■ Collected material
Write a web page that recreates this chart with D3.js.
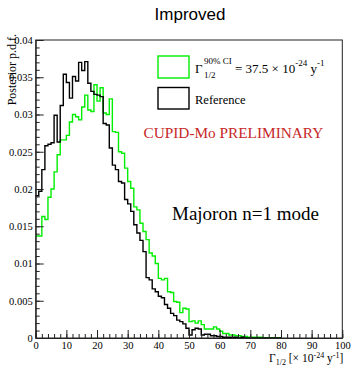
<!DOCTYPE html>
<html>
<head>
<meta charset="utf-8">
<script src="https://cdn.jsdelivr.net/npm/d3@7"></script>
<style>
  body { margin: 0; background: #fff; }
  svg text { font-family: "Liberation Serif", "Times New Roman", serif; }
</style>
</head>
<body>
<div id="chart"></div>
<script>
// histogram contents, bins of width 1 starting at 0
var improved = [0.0137, 0.0137, 0.0163, 0.0159, 0.0189, 0.0200, 0.0223, 0.0246, 0.0266, 0.0266,
  0.0272, 0.0290, 0.0300, 0.0297, 0.0293, 0.0310, 0.0326, 0.0306, 0.0304, 0.0340,
  0.0318, 0.0336, 0.0302, 0.0300, 0.0321, 0.0277, 0.0276, 0.0250, 0.0248, 0.0228,
  0.0210, 0.0201, 0.0176, 0.0172, 0.0154, 0.0143, 0.0132, 0.0114, 0.0110, 0.0100,
  0.0080, 0.0078, 0.0080, 0.0062, 0.0061, 0.0049, 0.0048, 0.0034, 0.0040, 0.0039,
  0.0022, 0.0023, 0.0020, 0.0023, 0.0018, 0.0012, 0.0012, 0.0012, 0.0015, 0.0012,
  0.0009, 0.0006, 0.0006, 0.0004, 0.0004, 0.0003, 0.0003, 0.0002, 0.0002, 0.0001,
  0.0001, 0.0001, 0.0001, 0.0001, 0, 0, 0, 0, 0, 0];

var reference = [0.0191, 0.0197, 0.0226, 0.0258, 0.0260, 0.0262, 0.0299, 0.0263, 0.0312, 0.0354,
  0.0343, 0.0322, 0.0351, 0.0345, 0.0370, 0.0359, 0.0371, 0.0342, 0.0331, 0.0327,
  0.0326, 0.0324, 0.0288, 0.0286, 0.0255, 0.0232, 0.0226, 0.0210, 0.0208, 0.0186,
  0.0180, 0.0170, 0.0152, 0.0141, 0.0131, 0.0116, 0.0081, 0.0078, 0.0066, 0.0062,
  0.0056, 0.0054, 0.0045, 0.0040, 0.0033, 0.0030, 0.0024, 0.0022, 0.0019, 0.0013,
  0.0004, 0.0011, 0.0013, 0.0012, 0.0004, 0.0005, 0.0005, 0.0003, 0.0003, 0.0002,
  0.0002, 0.0001, 0.0001, 0.0001, 0.0001, 0.0001, 0, 0.0001, 0, 0,
  0, 0, 0, 0, 0, 0, 0, 0, 0, 0];

var xTicks = [0, 10, 20, 30, 40, 50, 60, 70, 80, 90, 100];
var yTicks = [0, 0.005, 0.01, 0.015, 0.02, 0.025, 0.03, 0.035, 0.04];

var W = 352, H = 370;
var frame = {left: 35.7, right: 342.3, top: 40, bottom: 338};

var svg = d3.select("#chart").append("svg")
  .attr("width", W)
  .attr("height", H);

var x = d3.scaleLinear().domain([0, 100]).range([frame.left, frame.right]);
var y = d3.scaleLinear().domain([0, 0.04]).range([frame.bottom, frame.top]);

// title
svg.append("text")
  .attr("x", 190).attr("y", 20)
  .attr("text-anchor", "middle")
  .style("font-family", "'Liberation Sans', Arial, sans-serif")
  .style("font-size", "17px")
  .text("Improved");

// frame
svg.append("rect")
  .attr("x", frame.left).attr("y", frame.top)
  .attr("width", frame.right - frame.left).attr("height", frame.bottom - frame.top)
  .attr("fill", "none").attr("stroke", "#222").attr("stroke-width", 1);

// histograms as step outlines
var step = d3.line()
  .x(function(d) { return x(d[0]); })
  .y(function(d) { return y(d[1]); })
  .curve(d3.curveStepAfter);

function pts(arr) {
  var p = arr.map(function(v, i) { return [i, v]; });
  p.push([arr.length, arr[arr.length - 1]]);
  return p;
}

svg.append("path")
  .attr("d", step(pts(improved)))
  .attr("fill", "none").attr("stroke", "#00ee00").attr("stroke-width", 1.4);

svg.append("path")
  .attr("d", step(pts(reference)))
  .attr("fill", "none").attr("stroke", "#000").attr("stroke-width", 1.4);

// axes, ROOT style: ticks pointing inward
var yMinor = d3.range(0, 41).map(function(i) { return i / 1000; });
var xMinor = d3.range(0, 51).map(function(i) { return i * 2; });

svg.append("g")
  .attr("transform", `translate(${frame.left},0)`)
  .call(d3.axisLeft(y).tickValues(yMinor).tickSize(-4).tickSizeOuter(0).tickFormat(""))
  .call(g => g.select(".domain").remove());

svg.append("g")
  .attr("transform", `translate(0,${frame.bottom})`)
  .call(d3.axisBottom(x).tickValues(xMinor).tickSize(-4).tickSizeOuter(0).tickFormat(""))
  .call(g => g.select(".domain").remove());

svg.append("g")
  .attr("transform", `translate(${frame.left},0)`)
  .call(d3.axisLeft(y).tickValues(yTicks).tickSize(-8).tickSizeOuter(0).tickPadding(3)
    .tickFormat(function(d) { return String(d); }));

svg.append("g")
  .attr("transform", `translate(0,${frame.bottom})`)
  .call(d3.axisBottom(x).tickValues(xTicks).tickSize(-8).tickSizeOuter(0).tickPadding(4)
    .tickFormat(function(d) { return String(d); }));

svg.selectAll(".tick text")
  .style("font-family", "'Liberation Serif', 'Times New Roman', serif")
  .style("font-size", "10.5px")
  .attr("fill", "#000");
svg.selectAll(".tick line").attr("stroke", "#222");
svg.selectAll(".domain").attr("stroke", "#222");

// y axis title
svg.append("text")
  .attr("transform", "translate(16,34) rotate(-90)")
  .attr("text-anchor", "end")
  .style("font-size", "12px")
  .text("Posterior p.d.f.");

// x axis title
var xt = svg.append("text")
  .attr("x", frame.right + 1).attr("y", 362)
  .attr("text-anchor", "end")
  .style("font-size", "11.5px");
xt.append("tspan").text("\u0393");
xt.append("tspan").attr("dy", 3).style("font-size", "8px").text("1/2");
xt.append("tspan").attr("dy", -3).text(" [\u00d7 10");
xt.append("tspan").attr("dy", -4).style("font-size", "8px").text("-24");
xt.append("tspan").attr("dy", 4).text(" y");
xt.append("tspan").attr("dy", -4).style("font-size", "8px").text("-1");
xt.append("tspan").attr("dy", 4).text("]");

// legend
svg.append("rect")
  .attr("x", 158).attr("y", 56).attr("width", 31).attr("height", 22)
  .attr("fill", "none").attr("stroke", "#00ee00").attr("stroke-width", 1.4);
svg.append("rect")
  .attr("x", 158).attr("y", 87.5).attr("width", 31).attr("height", 21.5)
  .attr("fill", "none").attr("stroke", "#000").attr("stroke-width", 1.4);

svg.append("text").attr("x", 195).attr("y", 73).style("font-size", "13px").text("\u0393");
svg.append("text").attr("x", 204).attr("y", 64).style("font-size", "9px").text("90% CI");
svg.append("text").attr("x", 204).attr("y", 78).style("font-size", "9px").text("1/2");
var lt = svg.append("text").attr("x", 235).attr("y", 73).style("font-size", "13px");
lt.append("tspan").text("= 37.5 \u00d7 10");
lt.append("tspan").attr("dy", -7).style("font-size", "9px").text("-24");
lt.append("tspan").attr("dy", 7).text(" y");
lt.append("tspan").attr("dy", -7).style("font-size", "9px").text("-1");

svg.append("text").attr("x", 195).attr("y", 104).style("font-size", "12.5px").text("Reference");

// annotations
svg.append("text")
  .attr("x", 143.5).attr("y", 138)
  .attr("fill", "#c62828")
  .style("font-size", "15.3px")
  .text("CUPID-Mo PRELIMINARY");

svg.append("text")
  .attr("x", 172).attr("y", 220)
  .style("font-size", "19px")
  .text("Majoron n=1 mode");
</script>
</body>
</html>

■ The exercise
Give an exact reproduction of every line, leaving out any picture.

■ Solution for this problem
Write a web page that recreates this chart with D3.js.
<!DOCTYPE html>
<html>
<head>
<meta charset="utf-8">
<script src="https://cdn.jsdelivr.net/npm/d3@7"></script>
<style>
  body { margin: 0; background: #fff; }
  svg text { font-family: "Liberation Serif", "Times New Roman", serif; }
</style>
</head>
<body>
<div id="chart"></div>
<script>
// histogram contents, bins of width 1 starting at 0
var improved = [0.0137, 0.0137, 0.0163, 0.0159, 0.0189, 0.0200, 0.0223, 0.0246, 0.0266, 0.0266,
  0.0272, 0.0290, 0.0300, 0.0297, 0.0293, 0.0310, 0.0326, 0.0306, 0.0304, 0.0340,
  0.0318, 0.0336, 0.0302, 0.0300, 0.0321, 0.0277, 0.0276, 0.0250, 0.0248, 0.0228,
  0.0210, 0.0201, 0.0176, 0.0172, 0.0154, 0.0143, 0.0132, 0.0114, 0.0110, 0.0100,
  0.0080, 0.0078, 0.0080, 0.0062, 0.0061, 0.0049, 0.0048, 0.0034, 0.0040, 0.0039,
  0.0022, 0.0023, 0.0020, 0.0023, 0.0018, 0.0012, 0.0012, 0.0012, 0.0015, 0.0012,
  0.0009, 0.0006, 0.0006, 0.0004, 0.0004, 0.0003, 0.0003, 0.0002, 0.0002, 0.0001,
  0.0001, 0.0001, 0.0001, 0.0001, 0, 0, 0, 0, 0, 0];

var reference = [0.0191, 0.0197, 0.0226, 0.0258, 0.0260, 0.0262, 0.0299, 0.0263, 0.0312, 0.0354,
  0.0343, 0.0322, 0.0351, 0.0345, 0.0370, 0.0359, 0.0371, 0.0342, 0.0331, 0.0327,
  0.0326, 0.0324, 0.0288, 0.0286, 0.0255, 0.0232, 0.0226, 0.0210, 0.0208, 0.0186,
  0.0180, 0.0170, 0.0152, 0.0141, 0.0131, 0.0116, 0.0081, 0.0078, 0.0066, 0.0062,
  0.0056, 0.0054, 0.0045, 0.0040, 0.0033, 0.0030, 0.0024, 0.0022, 0.0019, 0.0013,
  0.0004, 0.0011, 0.0013, 0.0012, 0.0004, 0.0005, 0.0005, 0.0003, 0.0003, 0.0002,
  0.0002, 0.0001, 0.0001, 0.0001, 0.0001, 0.0001, 0, 0.0001, 0, 0,
  0, 0, 0, 0, 0, 0, 0, 0, 0, 0];

var xTicks = [0, 10, 20, 30, 40, 50, 60, 70, 80, 90, 100];
var yTicks = [0, 0.005, 0.01, 0.015, 0.02, 0.025, 0.03, 0.035, 0.04];

var W = 352, H = 370;
var frame = {left: 35.7, right: 342.3, top: 40, bottom: 338};

var svg = d3.select("#chart").append("svg")
  .attr("width", W)
  .attr("height", H);

var x = d3.scaleLinear().domain([0, 100]).range([frame.left, frame.right]);
var y = d3.scaleLinear().domain([0, 0.04]).range([frame.bottom, frame.top]);

// title
svg.append("text")
  .attr("x", 190).attr("y", 20)
  .attr("text-anchor", "middle")
  .style("font-family", "'Liberation Sans', Arial, sans-serif")
  .style("font-size", "17px")
  .text("Improved");

// frame
svg.append("rect")
  .attr("x", frame.left).attr("y", frame.top)
  .attr("width", frame.right - frame.left).attr("height", frame.bottom - frame.top)
  .attr("fill", "none").attr("stroke", "#222").attr("stroke-width", 1);

// histograms as step outlines
var step = d3.line()
  .x(function(d) { return x(d[0]); })
  .y(function(d) { return y(d[1]); })
  .curve(d3.curveStepAfter);

function pts(arr) {
  var p = arr.map(function(v, i) { return [i, v]; });
  p.push([arr.length, arr[arr.length - 1]]);
  return p;
}

svg.append("path")
  .attr("d", step(pts(improved)))
  .attr("fill", "none").attr("stroke", "#00ee00").attr("stroke-width", 1.4);

svg.append("path")
  .attr("d", step(pts(reference)))
  .attr("fill", "none").attr("stroke", "#000").attr("stroke-width", 1.4);

// axes, ROOT style: ticks pointing inward
var yMinor = d3.range(0, 41).map(function(i) { return i / 1000; });
var xMinor = d3.range(0, 51).map(function(i) { return i * 2; });

svg.append("g")
  .attr("transform", `translate(${frame.left},0)`)
  .call(d3.axisLeft(y).tickValues(yMinor).tickSize(-4).tickSizeOuter(0).tickFormat(""))
  .call(g => g.select(".domain").remove());

svg.append("g")
  .attr("transform", `translate(0,${frame.bottom})`)
  .call(d3.axisBottom(x).tickValues(xMinor).tickSize(-4).tickSizeOuter(0).tickFormat(""))
  .call(g => g.select(".domain").remove());

svg.append("g")
  .attr("transform", `translate(${frame.left},0)`)
  .call(d3.axisLeft(y).tickValues(yTicks).tickSize(-8).tickSizeOuter(0).tickPadding(3)
    .tickFormat(function(d) { return String(d); }));

svg.append("g")
  .attr("transform", `translate(0,${frame.bottom})`)
  .call(d3.axisBottom(x).tickValues(xTicks).tickSize(-8).tickSizeOuter(0).tickPadding(4)
    .tickFormat(function(d) { return String(d); }));

svg.selectAll(".tick text")
  .style("font-family", "'Liberation Serif', 'Times New Roman', serif")
  .style("font-size", "10.5px")
  .attr("fill", "#000");
svg.selectAll(".tick line").attr("stroke", "#222");
svg.selectAll(".domain").attr("stroke", "#222");

// y axis title
svg.append("text")
  .attr("transform", "translate(16,34) rotate(-90)")
  .attr("text-anchor", "end")
  .style("font-size", "12px")
  .text("Posterior p.d.f.");

// x axis title
var xt = svg.append("text")
  .attr("x", frame.right + 1).attr("y", 362)
  .attr("text-anchor", "end")
  .style("font-size", "11.5px");
xt.append("tspan").text("\u0393");
xt.append("tspan").attr("dy", 3).style("font-size", "8px").text("1/2");
xt.append("tspan").attr("dy", -3).text(" [\u00d7 10");
xt.append("tspan").attr("dy", -4).style("font-size", "8px").text("-24");
xt.append("tspan").attr("dy", 4).text(" y");
xt.append("tspan").attr("dy", -4).style("font-size", "8px").text("-1");
xt.append("tspan").attr("dy", 4).text("]");

// legend
svg.append("rect")
  .attr("x", 158).attr("y", 56).attr("width", 31).attr("height", 22)
  .attr("fill", "none").attr("stroke", "#00ee00").attr("stroke-width", 1.4);
svg.append("rect")
  .attr("x", 158).attr("y", 87.5).attr("width", 31).attr("height", 21.5)
  .attr("fill", "none").attr("stroke", "#000").attr("stroke-width", 1.4);

svg.append("text").attr("x", 195).attr("y", 73).style("font-size", "13px").text("\u0393");
svg.append("text").attr("x", 204).attr("y", 64).style("font-size", "9px").text("90% CI");
svg.append("text").attr("x", 204).attr("y", 78).style("font-size", "9px").text("1/2");
var lt = svg.append("text").attr("x", 235).attr("y", 73).style("font-size", "13px");
lt.append("tspan").text("= 37.5 \u00d7 10");
lt.append("tspan").attr("dy", -7).style("font-size", "9px").text("-24");
lt.append("tspan").attr("dy", 7).text(" y");
lt.append("tspan").attr("dy", -7).style("font-size", "9px").text("-1");

svg.append("text").attr("x", 195).attr("y", 104).style("font-size", "12.5px").text("Reference");

// annotations
svg.append("text")
  .attr("x", 143.5).attr("y", 138)
  .attr("fill", "#c62828")
  .style("font-size", "15.3px")
  .text("CUPID-Mo PRELIMINARY");

svg.append("text")
  .attr("x", 172).attr("y", 220)
  .style("font-size", "19px")
  .text("Majoron n=1 mode");
</script>
</body>
</html>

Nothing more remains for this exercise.